Es tut sich einiges in der Türkei:
Das Kopftuchverbot für weibliche Offiziere und Unteroffiziere sowie Schülerinnen an Militärakademien wurde am Mittwoch 22. Februar 2017 vom türkischen Verteidigungsministerium aufgehoben, wie die amtliche Nachrichtenagentur Anadolu meldete. Die islamisch-konservative Regierung von Recep Tayyip Erdogan hatte in den vergangenen Jahren bereits das Kopftuchverbot an Universitäten und Schulen sowie im Parlament und in der Justiz aufgehoben. Die Zulassung des symbolträchtigen Kleidungsstücks in staatlichen Einrichtungen sorgte für heftige Proteste der Kemalisten, die den säkularen Charakter des von Mustafa Kemal Atatürk gegründeten Staates in Gefahr sahen, doch Atatürks Gedankengut -soll wie oben berichtet- aus dem Leben der Türkei so schnell wie möglich verschwinden.

Kritik an der EU
Das türkische Außenministerium kritisiert einen EU­Geheimbericht über den Putschversuch. "Wenn die Geheimdienstorganisationen wirklich ein solches Referat erstellen, ist es ein eindeutiger Beweis dafür, dass die EU mit böswilliger Absicht handelt"(!), heißt es in einer Mitteilung. Diese Mitteilung nimmt Bezug auf Medienberichte. Bisher habe Ankara keine Bestätigung über das in Medien zitierte Dokument erhalten, wird in der Stellungnahme Ankaras mit der Überschrift "Wir erwarten eine Erklärung von den EU­-Zuständigen" kritisiert.
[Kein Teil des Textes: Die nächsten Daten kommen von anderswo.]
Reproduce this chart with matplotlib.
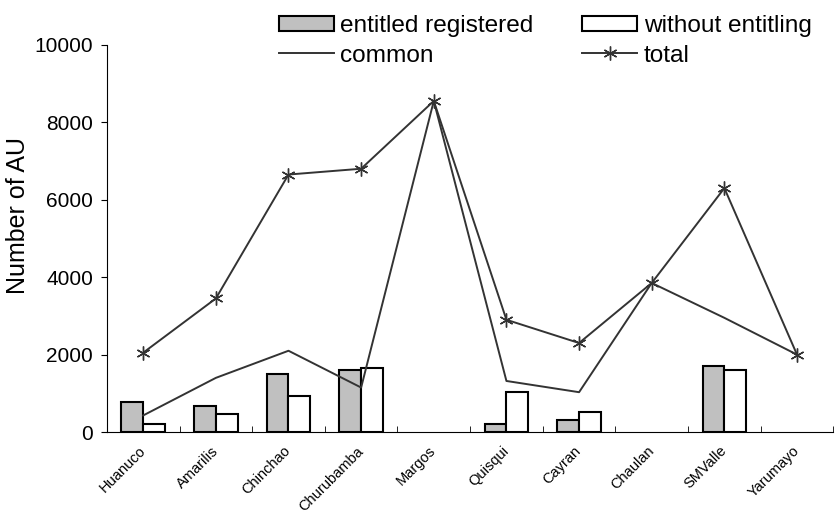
import matplotlib
matplotlib.use("Agg")
import matplotlib.pyplot as plt
import numpy as np

plt.rcParams['font.family'] = ['Liberation Sans', 'DejaVu Sans']

# data (nan = no bar)
places = ['Huanuco', 'Amarilis', 'Chinchao', 'Churubamba', 'Margos',
          'Quisqui', 'Cayran', 'Chaulan', 'SMValle', 'Yarumayo']
entitled = [775, 670, 1500, 1600, np.nan, 200, 310, np.nan, 1700, np.nan]
without = [200, 465, 930, 1650, np.nan, 1030, 520, np.nan, 1600, np.nan]
common = [430, 1400, 2100, 1150, 8550, 1320, 1030, 3850, 2950, 2000]
total = [2050, 3450, 6650, 6800, 8550, 2900, 2300, 3850, 6300, 2000]

x = np.arange(len(places))
w = 0.3

fig = plt.figure(figsize=(8.35, 5.15), dpi=100)
ax = fig.add_axes([0.128, 0.161, 0.87, 0.752])

b1 = ax.bar(x - w/2, entitled, w, color='#c0c0c0', edgecolor='black', linewidth=1.5,
            label='entitled registered')
b2 = ax.bar(x + w/2, without, w, color='white', edgecolor='black', linewidth=1.5,
            label='without entitling')
l1, = ax.plot(x, common, color='#333333', lw=1.4, label='common')
l2, = ax.plot(x, total, color='#333333', lw=1.4, marker=(6, 2, 0), ms=10,
              mew=1.0, label='total')

ax.set_xlim(-0.5, len(places) - 0.5)
ax.set_ylim(0, 10000)
ax.set_yticks(np.arange(0, 10001, 2000))
ax.tick_params(axis='y', labelsize=15, direction='out', length=4, pad=6)
ax.set_ylabel('Number of AU', fontsize=18)
ax.yaxis.set_label_coords(-0.106, 0.56)

# category labels at centers, ticks between categories
ax.set_xticks(x)
ax.set_xticklabels(places, rotation=45, ha='right', va='center',
                   rotation_mode='anchor', fontsize=10.5)
ax.tick_params(axis='x', which='major', length=0, pad=12)
ax.set_xticks(np.arange(-0.5, len(places), 1), minor=True)
ax.tick_params(axis='x', which='minor', direction='in', length=4)

ax.spines['top'].set_visible(False)
ax.spines['right'].set_visible(False)

fig.legend(handles=[b1, l1, b2, l2], ncol=2, frameon=False, fontsize=17.6,
           loc='upper left', bbox_to_anchor=(267/835, 1 - 3/515), borderpad=0,
           handlelength=2.25, handleheight=0.57, handletextpad=0.25,
           columnspacing=2.0, labelspacing=0.3)

fig.savefig('out.png', dpi=100)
Laut diverser Berichte hat die geheimdienstliche Analyseabteilung des Auswärtigen Amtes der EU (EUINTCEN) eine Studie anfertigen lassen, welche zu dem Schluss gekommen sein soll, dass Fethullah Gülen wahrscheinlich nicht hinter dem vereitelten Putschversuch steckte. Das Fazit der Analyse: "Der Umsturzversuch war nur der Auslöser einer Säuberungswelle, die lange im Voraus vorbereitet wurde."
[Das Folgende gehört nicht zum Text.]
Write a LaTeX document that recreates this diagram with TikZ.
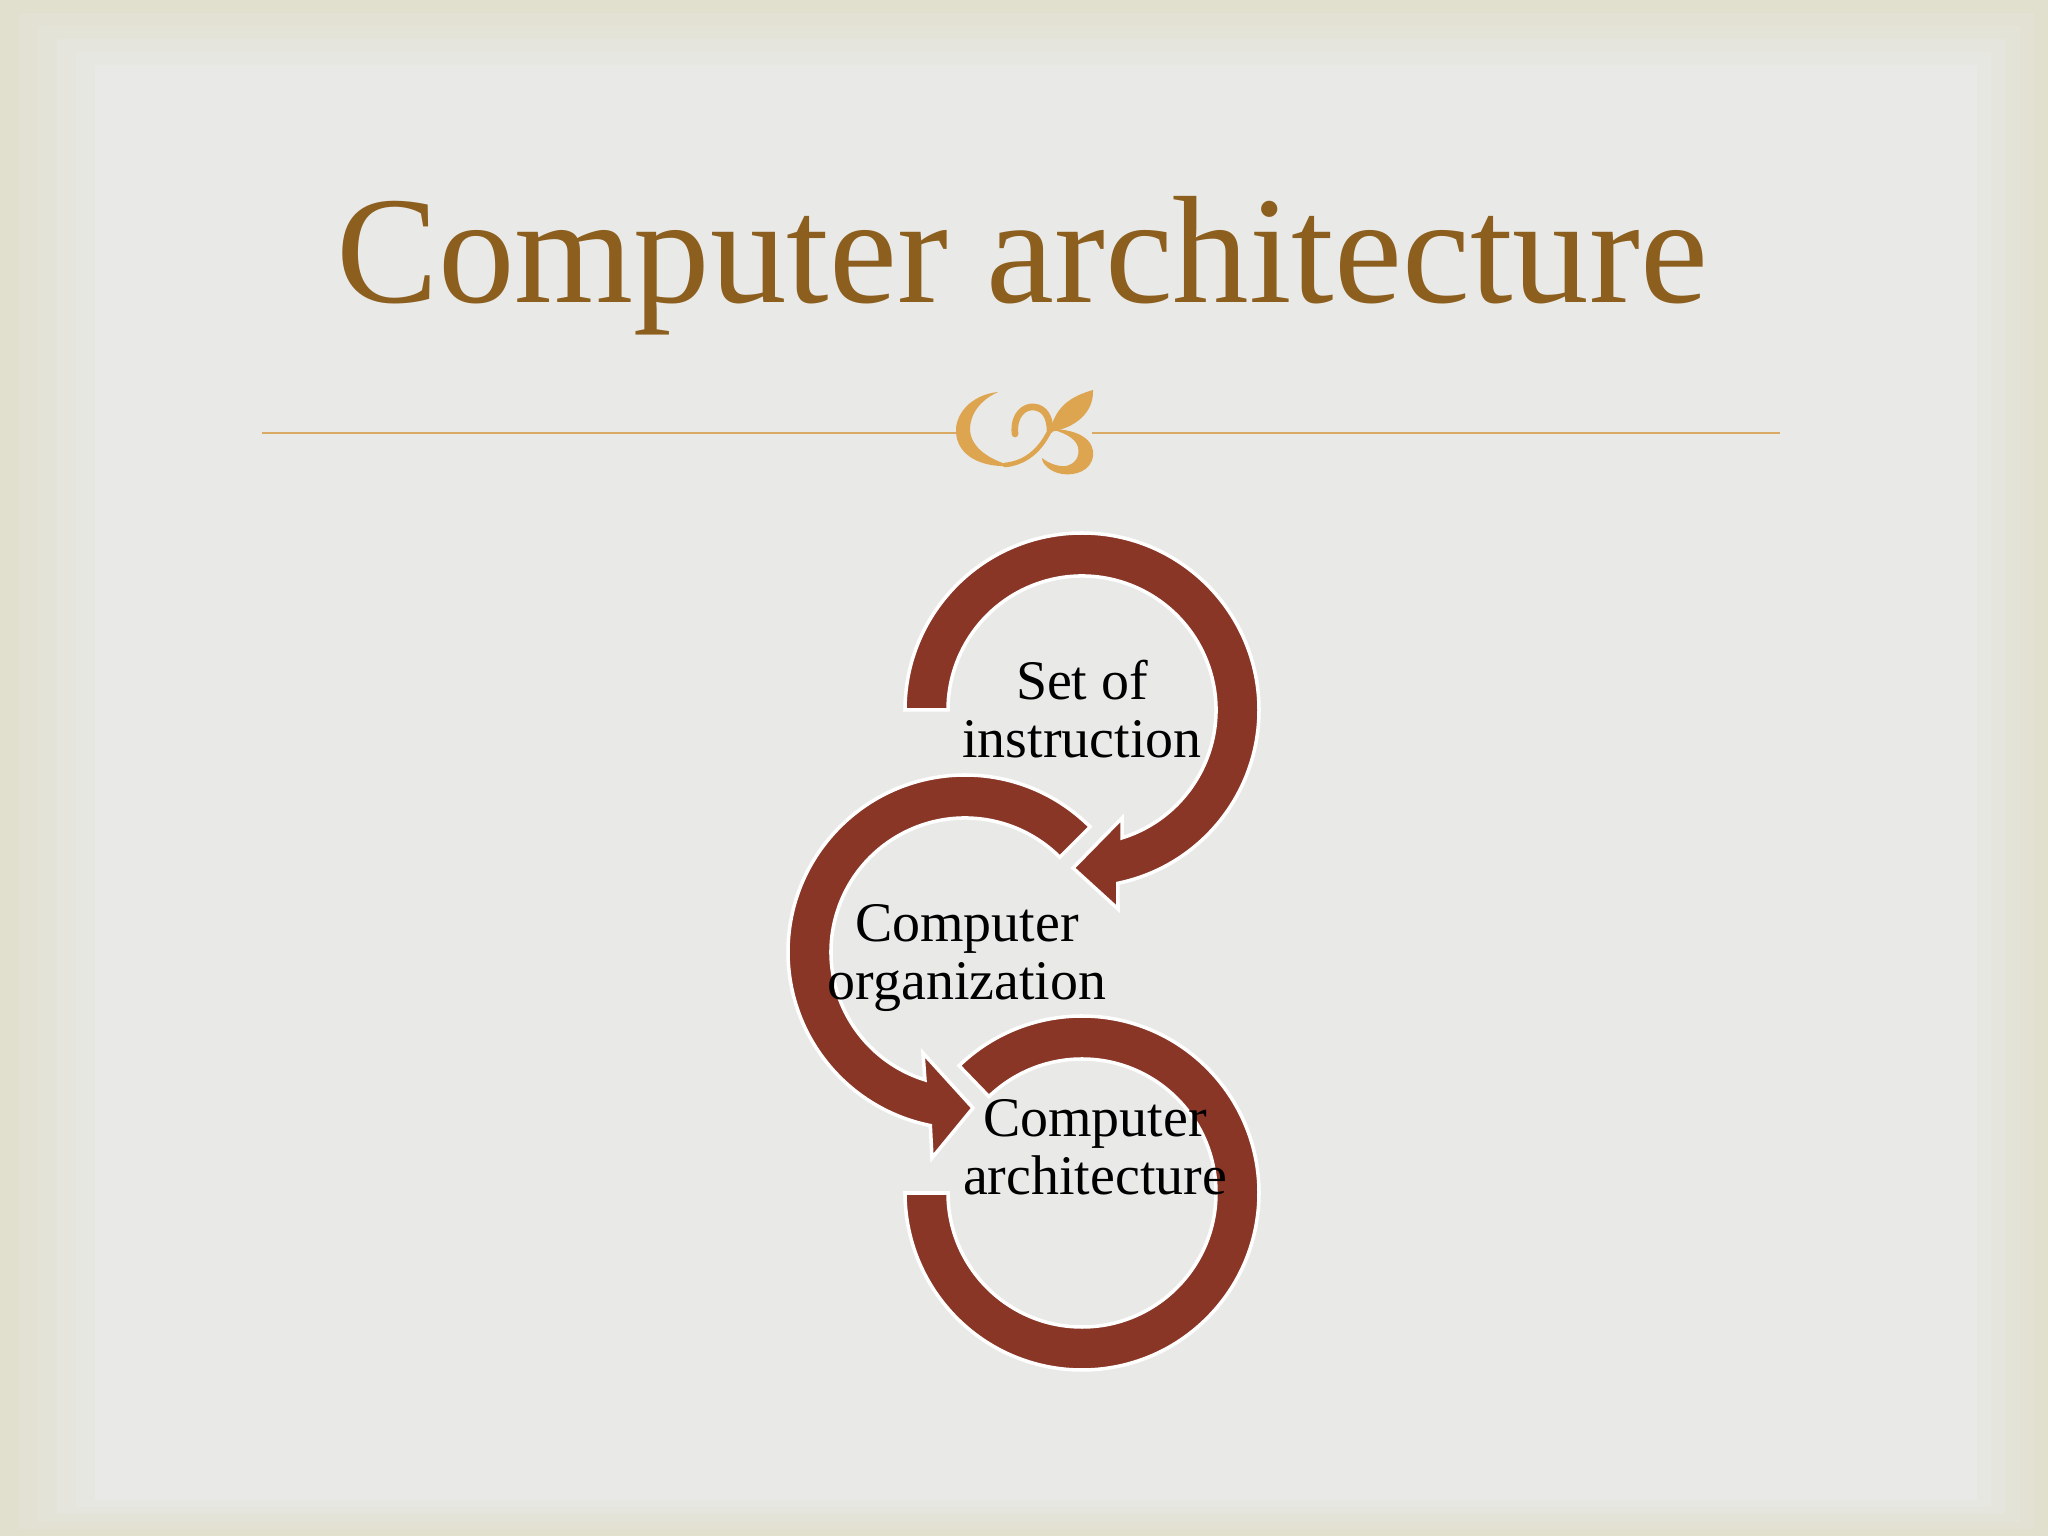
\documentclass[tikz,border=0pt]{standalone}
\usepackage{fontspec}
\setmainfont{Liberation Serif}
\usetikzlibrary{calc}
\definecolor{bgout}{HTML}{E1DFCE}
\definecolor{bgin}{HTML}{E9E9E7}
\definecolor{titlebrown}{RGB}{140,95,30}
\definecolor{gold}{RGB}{222,165,80}
\definecolor{goldline}{RGB}{218,170,100}
\definecolor{arrowred}{RGB}{137,54,38}
\begin{document}
\begin{tikzpicture}[x=0.01cm,y=0.01cm,
  arrowshape/.style={fill=arrowred, draw=white, line width=1pt, line join=miter},
  lbl/.style={inner sep=0pt, anchor=base, font=\fontsize{15.9}{19}\selectfont, text=black},
  orn/.style={fill=gold, draw=none},
  ornline/.style={draw=gold, line cap=round},
  rule/.style={draw=goldline, line width=0.75pt}]
\useasboundingbox (0,0) rectangle (2048,1536);
% background with soft frame
\fill[bgout] (0,0) rectangle (2048,1536);
\fill[bgin!20!bgout] (19,7) rectangle (2034,1523);
\fill[bgin!40!bgout] (38,14) rectangle (2020,1510);
\fill[bgin!60!bgout] (57,22) rectangle (2005,1497);
\fill[bgin!80!bgout] (76,29) rectangle (1991,1484);
\fill[bgin] (95,36) rectangle (1977,1471);
% title
\node[anchor=base, inner sep=0pt, text=titlebrown, font=\fontsize{43.5}{50}\selectfont] (title) at (1022,1233) {Computer architecture};
% rule
\coordinate (l1) at (262,1103);
\coordinate (l2) at (957,1103);
\coordinate (r1) at (1092,1103);
\coordinate (r2) at (1780,1103);
\path[rule] (l1) -- (l2);
\path[rule] (r1) -- (r2);
% ornament
\fill[orn] (998,1144) .. controls (970,1141) and (955,1121) .. (956,1104)
  .. controls (957,1081) and (980,1068) .. (1012,1070)
  .. controls (990,1076) and (971,1088) .. (970,1106)
  .. controls (970,1126) and (985,1138) .. (998,1144) -- cycle;
\path[ornline, line width=1.3pt] (1005,1071) .. controls (1025,1073) and (1040,1085) .. (1050,1106);
\fill[orn] (1050,1104) .. controls (1055,1130) and (1072,1140) .. (1093,1146)
  .. controls (1094,1124) and (1076,1108) .. (1050,1104) -- cycle;
\path[ornline, line width=1.9pt] (1015,1102) .. controls (1013,1122) and (1025,1130) .. (1034,1129)
  .. controls (1045,1128) and (1050,1118) .. (1050,1106);
\fill[orn] (1050,1107) .. controls (1080,1107) and (1095,1095) .. (1093,1080)
  .. controls (1091,1065) and (1075,1060) .. (1062,1062)
  .. controls (1050,1064) and (1042,1072) .. (1042,1078)
  .. controls (1048,1073) and (1058,1069) .. (1066,1070)
  .. controls (1075,1072) and (1080,1079) .. (1078,1089)
  .. controls (1075,1099) and (1062,1104) .. (1050,1107) -- cycle;
% circle centres
\coordinate (c1) at (1082,826);
\coordinate (c2) at (965,584);
\coordinate (c3) at (1082,343);
% arrow 3 (ring)
\path[arrowshape] ($(c3)+(134:177)$) arc[start angle=134, end angle=-180, radius=177]
  -- ($(c3)+(180:134)$) arc[start angle=-180, end angle=134, radius=134] -- cycle;
% arrow 2
\path[arrowshape] ($(c2)+(45:177)$) arc[start angle=45, end angle=258.7, radius=177]
  -- (932,378) -- (973,428) -- (923,483)
  -- ($(c2)+(252.6:134)$) arc[start angle=252.6, end angle=45, radius=134] -- cycle;
% arrow 1
\path[arrowshape] ($(c1)+(180:177)$) arc[start angle=180, end angle=-78.3, radius=177]
  -- (1118,627) -- (1073,668) -- (1122,718)
  -- ($(c1)+(-72.6:134)$) arc[start angle=-72.6, end angle=180, radius=134] -- cycle;
% labels
\node[lbl] (t1a) at (1082,836) {Set of};
\node[lbl] (t1b) at (1082,778) {instruction};
\node[lbl] (t2a) at (967,594) {Computer};
\node[lbl] (t2b) at (967,536) {organization};
\node[lbl] (t3a) at (1095,399) {Computer};
\node[lbl] (t3b) at (1095,341) {architecture};
\end{tikzpicture}
\end{document}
Wegen der aktuellen politischen Lage: Fast alle Flughäfen streichen Urlaubs-Flüge in die Türkei
Infolink: http://www.heute.at/freizeit/reisen/Fast-alle-Flughaefen-streichen-Urlaubs-Fluege-in-die-Tuerkei;art23666,1401602

Das österreichische Außenministerium spricht auf seiner Website eine partielle Reisewarnung für die Türkei aus. Aufgrund des seit 20. Juli 2016 geltenden landesweiten Ausnahmezustandes kommt es zu verstärkten Personenkontrollen. Verschärfungen wie Ausgangssperren können jederzeit erfolgen. Das Ministerium empfiehlt dringend, Menschenansammlungen und Demonstrationen großräumig zu meiden. Auch stark frequentierte Plätze wie öffentliche Verkehrsmittel, Einkaufszentren, Großveranstaltungen, religiöse Stätten, touristische Sehenswürdigkeiten, Staats- und Regierungsgebäude sowie militärische Einrichtungen sind nicht sicher.

NATO-Atombomben in der Türkei, Incirlik
Gleichzeitig werden immer mehr Stimmen laut, die ein verbleiben der NATO / USA Atombomben in der Türkei für unsicher halten. Der Westen sorgt sich um US-Atomwaffen in der Türkei. „Die Türkei ist kein sicherer Ort mehr für US-Atombomben“, schreibt Jeffrey Lewis, Direktor des Programms „East Asia Nonproliferation“ des Monterey Institute of International Studies in der Zeitung „Foreign Policy“. Immerhin befinden sich geschätzt 60-70 NATO/USA-Atombomben am türkischen NATO-Stützpunkt Incirlik.